Exercise instructions ->
Give back the entire listing verbatim.

[start]

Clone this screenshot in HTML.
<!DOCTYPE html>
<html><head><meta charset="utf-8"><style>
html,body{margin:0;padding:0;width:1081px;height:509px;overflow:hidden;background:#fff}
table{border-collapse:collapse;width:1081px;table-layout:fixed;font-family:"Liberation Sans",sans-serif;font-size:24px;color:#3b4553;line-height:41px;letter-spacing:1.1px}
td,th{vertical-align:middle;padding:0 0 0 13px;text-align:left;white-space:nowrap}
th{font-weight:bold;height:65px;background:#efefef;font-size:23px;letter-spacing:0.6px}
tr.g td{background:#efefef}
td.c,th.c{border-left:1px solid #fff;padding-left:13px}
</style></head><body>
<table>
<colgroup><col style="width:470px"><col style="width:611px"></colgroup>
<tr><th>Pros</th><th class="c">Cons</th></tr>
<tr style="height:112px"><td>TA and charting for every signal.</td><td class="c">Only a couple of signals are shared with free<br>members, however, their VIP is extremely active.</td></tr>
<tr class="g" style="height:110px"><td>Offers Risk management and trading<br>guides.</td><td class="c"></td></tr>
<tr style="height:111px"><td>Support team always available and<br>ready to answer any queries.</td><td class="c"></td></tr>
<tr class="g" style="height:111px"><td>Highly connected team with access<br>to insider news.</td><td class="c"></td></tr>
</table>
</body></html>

[end]

The output ->
Clone this screenshot in HTML.
<!DOCTYPE html>
<html><head><meta charset="utf-8"><style>
html,body{margin:0;padding:0;width:1081px;height:509px;overflow:hidden;background:#fff}
table{border-collapse:collapse;width:1081px;table-layout:fixed;font-family:"Liberation Sans",sans-serif;font-size:24px;color:#3b4553;line-height:41px;letter-spacing:1.1px}
td,th{vertical-align:middle;padding:0 0 0 13px;text-align:left;white-space:nowrap}
th{font-weight:bold;height:65px;background:#efefef;font-size:23px;letter-spacing:0.6px}
tr.g td{background:#efefef}
td.c,th.c{border-left:1px solid #fff;padding-left:13px}
</style></head><body>
<table>
<colgroup><col style="width:470px"><col style="width:611px"></colgroup>
<tr><th>Pros</th><th class="c">Cons</th></tr>
<tr style="height:112px"><td>TA and charting for every signal.</td><td class="c">Only a couple of signals are shared with free<br>members, however, their VIP is extremely active.</td></tr>
<tr class="g" style="height:110px"><td>Offers Risk management and trading<br>guides.</td><td class="c"></td></tr>
<tr style="height:111px"><td>Support team always available and<br>ready to answer any queries.</td><td class="c"></td></tr>
<tr class="g" style="height:111px"><td>Highly connected team with access<br>to insider news.</td><td class="c"></td></tr>
</table>
</body></html>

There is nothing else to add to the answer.